“Global Intercompany Note” shall mean that certain Global Intercompany Note that is substantially in the form of Exhibit F to the Credit Agreement and has been (or will be) executed and delivered by the Borrower and certain Restricted Subsidiaries to the Administrative Agent.
“Guarantors” shall have the meaning assigned to such term in the Preamble hereof.
“Instruments” shall mean, collectively, with respect to each Pledgor, all “instruments,” as such term is defined in Article 9, rather than Article 3, of the UCC, and shall include all promissory notes, drafts, bills of exchange or acceptances.
“Intellectual Property” shall mean, collectively, all rights, priorities and privileges relating to intellectual property, whether arising under United States, multinational or foreign laws or otherwise, including, without limitation, all Copyrights, Patents, Trademarks, trade dress, inventions, technology, know-how and processes, any licenses thereto, and all registrations or applications for registration thereof, together with any and all (i) rights and privileges arising under applicable law with respect to the use of any of the foregoing, (ii) extensions and renewals thereof and amendments thereto, (iii) income, fees, royalties, damages and payments now and hereafter due and/or payable thereunder and with respect thereto, including damages, claims and payments for past, present or future infringements, dilutions or violations thereof, (iv) rights corresponding thereto throughout the world, (v) rights to sue for past, present and future infringements, dilutions or violations thereof, and (vi) goodwill associated therewith or symbolized thereby.
“Intellectual Property Collateral” shall mean, collectively, all Intellectual Property and Intellectual Property Licenses included in the Collateral.

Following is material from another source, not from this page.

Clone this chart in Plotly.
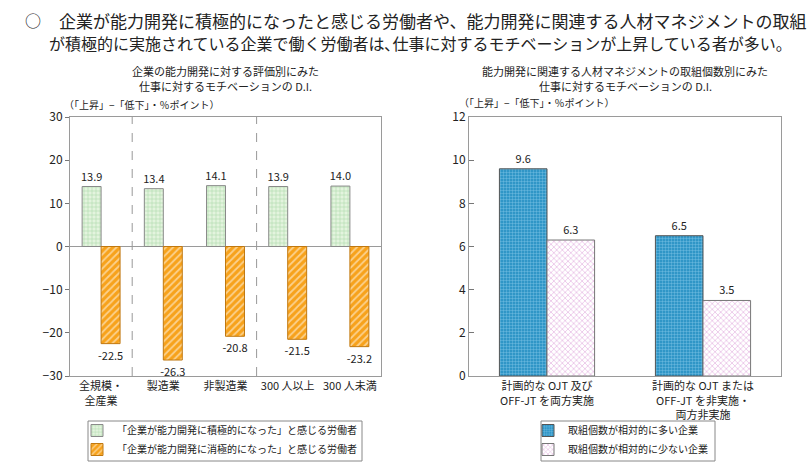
import plotly.graph_objects as go

# ---------------- data ----------------
left_categories = ["全規模・<br>全産業", "製造業", "非製造業", "300 人以上", "300 人未満"]
left_positive = [13.9, 13.4, 14.1, 13.9, 14.0]
left_negative = [-22.5, -26.3, -20.8, -21.5, -23.2]
left_series_names = ["「企業が能力開発に積極的になった」と感じる労働者",
                     "「企業が能力開発に消極的になった」と感じる労働者"]

right_categories = ["計画的な OJT 及び<br>OFF-JT を両方実施",
                    "計画的な OJT または<br>OFF-JT を非実施・<br>両方非実施"]
right_many = [9.6, 6.5]
right_few = [6.3, 3.5]
right_series_names = ["取組個数が相対的に多い企業", "取組個数が相対的に少ない企業"]

left_ticks = [-30, -20, -10, 0, 10, 20, 30]
right_ticks = [0, 2, 4, 6, 8, 10, 12]

FONT = "Noto Sans CJK JP"
W, H = 812, 463

def px_x(p):
    return p / W

def px_y(p):
    return 1 - p / H

fig = go.Figure()

bar_text = dict(textposition="outside", constraintext="none", cliponaxis=False,
                textfont=dict(size=11, color="#222"))

fig.add_trace(go.Bar(
    x=left_categories, y=left_positive, name=left_series_names[0],
    xaxis="x", yaxis="y", legend="legend",
    marker=dict(color="#d9f0d3", line=dict(color="#8a8a8a", width=1),
                pattern=dict(shape="+", fgcolor="#6fb56f", bgcolor="#e3f4de", size=4, solidity=0.25)),
    text=[f"{v:.1f}" for v in left_positive], **bar_text,
))
fig.add_trace(go.Bar(
    x=left_categories, y=left_negative, name=left_series_names[1],
    xaxis="x", yaxis="y", legend="legend",
    marker=dict(color="#f7a21b", line=dict(color="#c07810", width=1),
                pattern=dict(shape="/", fgcolor="#ffffff", bgcolor="#f7a21b", size=5, solidity=0.35)),
    text=[f"{v:.1f}" for v in left_negative], **bar_text,
))
fig.add_trace(go.Bar(
    x=right_categories, y=right_many, name=right_series_names[0],
    xaxis="x2", yaxis="y2", legend="legend2",
    marker=dict(color="#1f8cc0", line=dict(color="#555", width=1),
                pattern=dict(shape=".", fgcolor="#a8dcf5", bgcolor="#1f8cc0", size=3, solidity=0.5)),
    text=[f"{v:.1f}" for v in right_many], **bar_text,
))
fig.add_trace(go.Bar(
    x=right_categories, y=right_few, name=right_series_names[1],
    xaxis="x2", yaxis="y2", legend="legend2",
    marker=dict(color="#ffffff", line=dict(color="#777", width=1),
                pattern=dict(shape="x", fgcolor="#c765c0", bgcolor="#ffffff", size=4, solidity=0.3)),
    text=[f"{v:.1f}" for v in right_few], **bar_text,
))

axis_common = dict(showline=True, linecolor="#9a9a9a", linewidth=1, mirror=True,
                   showgrid=False, tickfont=dict(size=12, color="#222", family=FONT))

legend_common = dict(xanchor="left", yanchor="top", borderwidth=0,
                     bgcolor="rgba(0,0,0,0)", font=dict(size=10, family=FONT),
                     tracegroupgap=0, itemwidth=30)

fig.update_layout(
    width=W, height=H, margin=dict(l=0, r=0, t=0, b=0, autoexpand=False),
    paper_bgcolor="white", plot_bgcolor="white",
    font=dict(family=FONT, color="#222"),
    barmode="group", bargap=0.39, bargroupgap=0,
    xaxis=dict(domain=[px_x(70), px_x(381)], anchor="y", ticks="", **axis_common),
    yaxis=dict(domain=[px_y(376), px_y(117)], anchor="x", range=[-30, 30],
               tickvals=left_ticks, ticks="outside", ticklen=4, tickcolor="#777",
               zeroline=True, zerolinecolor="#9a9a9a", zerolinewidth=1, **axis_common),
    xaxis2=dict(domain=[px_x(469), px_x(781)], anchor="y2", ticks="", **axis_common),
    yaxis2=dict(domain=[px_y(376), px_y(117)], anchor="x2", range=[0, 12],
                tickvals=right_ticks, ticks="inside", ticklen=5, tickcolor="#777",
                zeroline=False, **axis_common),
    legend=dict(x=px_x(77), y=px_y(416), **legend_common),
    legend2=dict(x=px_x(528), y=px_y(416), **legend_common),
    showlegend=True,
)
fig.update_xaxes(tickfont_size=11)

# separators in left chart
for xv in [0.5, 2.5]:
    fig.add_shape(type="line", xref="x", yref="y domain", x0=xv, x1=xv, y0=0, y1=1,
                  line=dict(color="#999", width=1, dash="dash"))

# legend frames
fig.add_shape(type="rect", xref="paper", yref="paper",
              x0=px_x(88), x1=px_x(362), y0=px_y(461), y1=px_y(421),
              line=dict(color="#888", width=1), fillcolor="rgba(0,0,0,0)")
fig.add_shape(type="rect", xref="paper", yref="paper",
              x0=px_x(541), x1=px_x(715), y0=px_y(461), y1=px_y(421),
              line=dict(color="#888", width=1), fillcolor="rgba(0,0,0,0)")

annotations = [
    dict(text="○", x=px_x(33), y=px_y(20), xanchor="center", yanchor="middle",
         font=dict(size=16)),
    dict(text="企業が能力開発に積極的になったと感じる労働者や、能力開発に関連する人材マネジメントの取組",
         x=px_x(433), y=px_y(20), xanchor="center", yanchor="middle", font=dict(size=17)),
    dict(text="が積極的に実施されている企業で働く労働者は､仕事に対するモチベーションが上昇している者が多い。",
         x=px_x(420), y=px_y(43), xanchor="center", yanchor="middle", font=dict(size=16)),
    dict(text="企業の能力開発に対する評価別にみた",
         x=px_x(225), y=px_y(71), xanchor="center", yanchor="middle", font=dict(size=11)),
    dict(text="仕事に対するモチベーションの D.I.",
         x=px_x(225), y=px_y(86), xanchor="center", yanchor="middle", font=dict(size=11)),
    dict(text="能力開発に関連する人材マネジメントの取組個数別にみた",
         x=px_x(625), y=px_y(71), xanchor="center", yanchor="middle", font=dict(size=11)),
    dict(text="仕事に対するモチベーションの D.I.",
         x=px_x(625), y=px_y(86), xanchor="center", yanchor="middle", font=dict(size=11)),
    dict(text="（「上昇」−「低下」・％ポイント）", x=px_x(142), y=px_y(104),
         xanchor="center", yanchor="middle", font=dict(size=10)),
    dict(text="（「上昇」−「低下」・％ポイント）", x=px_x(537), y=px_y(103),
         xanchor="center", yanchor="middle", font=dict(size=10)),
]
for a in annotations:
    a.update(xref="paper", yref="paper", showarrow=False)
fig.update_layout(annotations=annotations)

fig.write_html("out.html", config={"displayModeBar": False},
               post_script="document.body.style.margin='0';")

“Intellectual Property Licenses” shall mean, collectively, any written agreements, now or hereafter in effect, (a) granting to any Person any right to (i) use any Trademark or Copyright owned by any Pledgor or that any Pledgor otherwise has the right to license or (ii) to make, use or sell any invention on which a Patent has been granted to any Pledgor or that any Pledgor otherwise has the right to license, or (b) granting to any Pledgor any right (i) to use any Trademark or Copyright owned by any other Person or that any other Person otherwise has the right to license or (ii) to make, use or sell any invention on which a Patent has been granted to any other Person or that any other Person otherwise has the right to license, and, in the case of both (a) and (b), all rights of any Pledgor under any such agreement.
“Intercompany Notes” shall mean, with respect to each Pledgor, the Global Intercompany Note and all other applicable notes described in Schedule 8 to the Perfection Certificate and intercompany notes hereafter acquired by such Pledgor and all certificates, instruments or agreements evidencing such intercompany notes, and all assignments, amendments, restatements, supplements, extensions, renewals, replacements or modifications thereof to the extent permitted pursuant to the terms hereof.